• EXERCISE AIM:
Write the material out again in full, word for word. Do not include the pictures.
********************
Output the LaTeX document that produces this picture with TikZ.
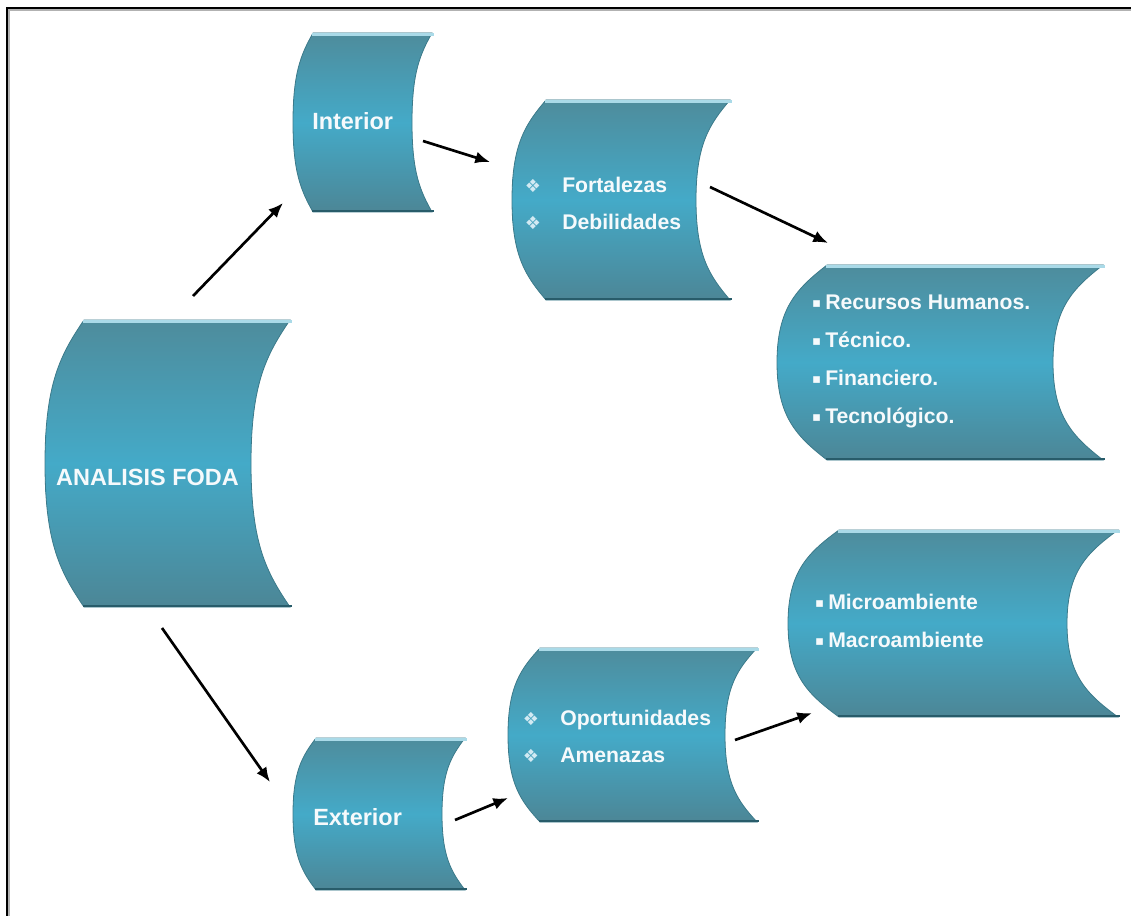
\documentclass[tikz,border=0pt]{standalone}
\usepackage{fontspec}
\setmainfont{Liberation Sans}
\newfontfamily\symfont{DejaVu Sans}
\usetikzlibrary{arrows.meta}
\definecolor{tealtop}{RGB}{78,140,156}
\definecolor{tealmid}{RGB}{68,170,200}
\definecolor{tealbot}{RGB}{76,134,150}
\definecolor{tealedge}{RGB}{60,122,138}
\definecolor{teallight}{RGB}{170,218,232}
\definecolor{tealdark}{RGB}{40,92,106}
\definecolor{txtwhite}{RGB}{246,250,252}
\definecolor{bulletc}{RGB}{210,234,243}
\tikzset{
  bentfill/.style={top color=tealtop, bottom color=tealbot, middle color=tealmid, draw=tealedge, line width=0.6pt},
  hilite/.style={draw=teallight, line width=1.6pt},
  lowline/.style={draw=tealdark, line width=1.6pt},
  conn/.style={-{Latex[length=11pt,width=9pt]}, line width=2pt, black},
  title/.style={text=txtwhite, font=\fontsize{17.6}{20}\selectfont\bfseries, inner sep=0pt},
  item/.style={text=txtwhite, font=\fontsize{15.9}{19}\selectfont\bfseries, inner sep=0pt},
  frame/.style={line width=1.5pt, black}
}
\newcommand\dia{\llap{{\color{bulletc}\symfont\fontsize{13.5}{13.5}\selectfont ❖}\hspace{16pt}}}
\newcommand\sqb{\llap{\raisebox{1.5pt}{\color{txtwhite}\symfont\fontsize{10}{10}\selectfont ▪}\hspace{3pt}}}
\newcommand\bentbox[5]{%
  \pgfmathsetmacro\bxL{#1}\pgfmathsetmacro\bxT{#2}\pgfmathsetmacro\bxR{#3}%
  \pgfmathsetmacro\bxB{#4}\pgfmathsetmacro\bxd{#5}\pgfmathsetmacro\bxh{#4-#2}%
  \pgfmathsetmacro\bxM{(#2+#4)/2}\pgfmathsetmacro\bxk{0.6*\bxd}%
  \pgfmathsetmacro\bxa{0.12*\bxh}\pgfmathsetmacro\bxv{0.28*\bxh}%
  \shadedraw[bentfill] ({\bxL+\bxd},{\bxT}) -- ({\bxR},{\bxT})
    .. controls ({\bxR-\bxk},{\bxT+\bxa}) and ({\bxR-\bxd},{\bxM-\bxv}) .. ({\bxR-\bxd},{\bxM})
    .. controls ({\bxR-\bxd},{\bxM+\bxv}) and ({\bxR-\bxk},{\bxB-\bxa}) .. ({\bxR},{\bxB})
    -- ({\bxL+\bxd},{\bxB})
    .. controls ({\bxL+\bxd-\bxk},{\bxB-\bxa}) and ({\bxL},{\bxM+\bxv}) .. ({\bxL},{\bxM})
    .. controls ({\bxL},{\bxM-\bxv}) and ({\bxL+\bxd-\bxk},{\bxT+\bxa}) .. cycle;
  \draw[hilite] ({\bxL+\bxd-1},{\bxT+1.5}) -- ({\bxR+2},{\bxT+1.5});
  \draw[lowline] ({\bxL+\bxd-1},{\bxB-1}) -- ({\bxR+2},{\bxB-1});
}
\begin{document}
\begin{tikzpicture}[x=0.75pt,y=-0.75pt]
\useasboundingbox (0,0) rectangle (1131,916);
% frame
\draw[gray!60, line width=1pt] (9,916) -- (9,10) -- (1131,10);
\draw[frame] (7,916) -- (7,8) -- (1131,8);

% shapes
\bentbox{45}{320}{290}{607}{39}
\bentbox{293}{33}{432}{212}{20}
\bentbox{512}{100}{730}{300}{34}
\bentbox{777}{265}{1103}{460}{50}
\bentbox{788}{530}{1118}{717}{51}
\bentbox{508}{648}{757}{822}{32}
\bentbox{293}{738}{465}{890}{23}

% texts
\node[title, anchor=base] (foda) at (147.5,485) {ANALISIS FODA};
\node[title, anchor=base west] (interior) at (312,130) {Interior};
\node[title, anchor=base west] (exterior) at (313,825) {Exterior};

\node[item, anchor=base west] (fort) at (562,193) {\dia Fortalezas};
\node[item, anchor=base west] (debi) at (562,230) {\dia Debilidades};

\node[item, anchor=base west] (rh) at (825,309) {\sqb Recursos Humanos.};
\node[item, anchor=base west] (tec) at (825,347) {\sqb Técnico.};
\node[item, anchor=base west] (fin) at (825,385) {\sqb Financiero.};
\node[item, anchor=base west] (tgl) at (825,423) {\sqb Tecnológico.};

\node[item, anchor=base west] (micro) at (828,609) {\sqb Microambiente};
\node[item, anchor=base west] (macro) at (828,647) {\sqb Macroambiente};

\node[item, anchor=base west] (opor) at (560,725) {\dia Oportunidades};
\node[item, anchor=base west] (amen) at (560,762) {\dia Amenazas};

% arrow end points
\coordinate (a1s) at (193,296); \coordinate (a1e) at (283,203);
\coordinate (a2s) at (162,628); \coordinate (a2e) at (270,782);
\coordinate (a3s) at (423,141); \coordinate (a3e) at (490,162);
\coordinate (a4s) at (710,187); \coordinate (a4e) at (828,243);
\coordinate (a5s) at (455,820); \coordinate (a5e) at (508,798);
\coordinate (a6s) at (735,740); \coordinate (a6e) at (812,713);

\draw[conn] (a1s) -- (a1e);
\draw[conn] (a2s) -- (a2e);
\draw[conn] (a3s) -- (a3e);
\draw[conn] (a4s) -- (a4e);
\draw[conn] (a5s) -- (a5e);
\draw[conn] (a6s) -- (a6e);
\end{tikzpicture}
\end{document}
********************
• ANSWER IN FULL:
Output the LaTeX document that produces this picture with TikZ.
\documentclass[tikz,border=0pt]{standalone}
\usepackage{fontspec}
\setmainfont{Liberation Sans}
\newfontfamily\symfont{DejaVu Sans}
\usetikzlibrary{arrows.meta}
\definecolor{tealtop}{RGB}{78,140,156}
\definecolor{tealmid}{RGB}{68,170,200}
\definecolor{tealbot}{RGB}{76,134,150}
\definecolor{tealedge}{RGB}{60,122,138}
\definecolor{teallight}{RGB}{170,218,232}
\definecolor{tealdark}{RGB}{40,92,106}
\definecolor{txtwhite}{RGB}{246,250,252}
\definecolor{bulletc}{RGB}{210,234,243}
\tikzset{
  bentfill/.style={top color=tealtop, bottom color=tealbot, middle color=tealmid, draw=tealedge, line width=0.6pt},
  hilite/.style={draw=teallight, line width=1.6pt},
  lowline/.style={draw=tealdark, line width=1.6pt},
  conn/.style={-{Latex[length=11pt,width=9pt]}, line width=2pt, black},
  title/.style={text=txtwhite, font=\fontsize{17.6}{20}\selectfont\bfseries, inner sep=0pt},
  item/.style={text=txtwhite, font=\fontsize{15.9}{19}\selectfont\bfseries, inner sep=0pt},
  frame/.style={line width=1.5pt, black}
}
\newcommand\dia{\llap{{\color{bulletc}\symfont\fontsize{13.5}{13.5}\selectfont ❖}\hspace{16pt}}}
\newcommand\sqb{\llap{\raisebox{1.5pt}{\color{txtwhite}\symfont\fontsize{10}{10}\selectfont ▪}\hspace{3pt}}}
\newcommand\bentbox[5]{%
  \pgfmathsetmacro\bxL{#1}\pgfmathsetmacro\bxT{#2}\pgfmathsetmacro\bxR{#3}%
  \pgfmathsetmacro\bxB{#4}\pgfmathsetmacro\bxd{#5}\pgfmathsetmacro\bxh{#4-#2}%
  \pgfmathsetmacro\bxM{(#2+#4)/2}\pgfmathsetmacro\bxk{0.6*\bxd}%
  \pgfmathsetmacro\bxa{0.12*\bxh}\pgfmathsetmacro\bxv{0.28*\bxh}%
  \shadedraw[bentfill] ({\bxL+\bxd},{\bxT}) -- ({\bxR},{\bxT})
    .. controls ({\bxR-\bxk},{\bxT+\bxa}) and ({\bxR-\bxd},{\bxM-\bxv}) .. ({\bxR-\bxd},{\bxM})
    .. controls ({\bxR-\bxd},{\bxM+\bxv}) and ({\bxR-\bxk},{\bxB-\bxa}) .. ({\bxR},{\bxB})
    -- ({\bxL+\bxd},{\bxB})
    .. controls ({\bxL+\bxd-\bxk},{\bxB-\bxa}) and ({\bxL},{\bxM+\bxv}) .. ({\bxL},{\bxM})
    .. controls ({\bxL},{\bxM-\bxv}) and ({\bxL+\bxd-\bxk},{\bxT+\bxa}) .. cycle;
  \draw[hilite] ({\bxL+\bxd-1},{\bxT+1.5}) -- ({\bxR+2},{\bxT+1.5});
  \draw[lowline] ({\bxL+\bxd-1},{\bxB-1}) -- ({\bxR+2},{\bxB-1});
}
\begin{document}
\begin{tikzpicture}[x=0.75pt,y=-0.75pt]
\useasboundingbox (0,0) rectangle (1131,916);
% frame
\draw[gray!60, line width=1pt] (9,916) -- (9,10) -- (1131,10);
\draw[frame] (7,916) -- (7,8) -- (1131,8);

% shapes
\bentbox{45}{320}{290}{607}{39}
\bentbox{293}{33}{432}{212}{20}
\bentbox{512}{100}{730}{300}{34}
\bentbox{777}{265}{1103}{460}{50}
\bentbox{788}{530}{1118}{717}{51}
\bentbox{508}{648}{757}{822}{32}
\bentbox{293}{738}{465}{890}{23}

% texts
\node[title, anchor=base] (foda) at (147.5,485) {ANALISIS FODA};
\node[title, anchor=base west] (interior) at (312,130) {Interior};
\node[title, anchor=base west] (exterior) at (313,825) {Exterior};

\node[item, anchor=base west] (fort) at (562,193) {\dia Fortalezas};
\node[item, anchor=base west] (debi) at (562,230) {\dia Debilidades};

\node[item, anchor=base west] (rh) at (825,309) {\sqb Recursos Humanos.};
\node[item, anchor=base west] (tec) at (825,347) {\sqb Técnico.};
\node[item, anchor=base west] (fin) at (825,385) {\sqb Financiero.};
\node[item, anchor=base west] (tgl) at (825,423) {\sqb Tecnológico.};

\node[item, anchor=base west] (micro) at (828,609) {\sqb Microambiente};
\node[item, anchor=base west] (macro) at (828,647) {\sqb Macroambiente};

\node[item, anchor=base west] (opor) at (560,725) {\dia Oportunidades};
\node[item, anchor=base west] (amen) at (560,762) {\dia Amenazas};

% arrow end points
\coordinate (a1s) at (193,296); \coordinate (a1e) at (283,203);
\coordinate (a2s) at (162,628); \coordinate (a2e) at (270,782);
\coordinate (a3s) at (423,141); \coordinate (a3e) at (490,162);
\coordinate (a4s) at (710,187); \coordinate (a4e) at (828,243);
\coordinate (a5s) at (455,820); \coordinate (a5e) at (508,798);
\coordinate (a6s) at (735,740); \coordinate (a6e) at (812,713);

\draw[conn] (a1s) -- (a1e);
\draw[conn] (a2s) -- (a2e);
\draw[conn] (a3s) -- (a3e);
\draw[conn] (a4s) -- (a4e);
\draw[conn] (a5s) -- (a5e);
\draw[conn] (a6s) -- (a6e);
\end{tikzpicture}
\end{document}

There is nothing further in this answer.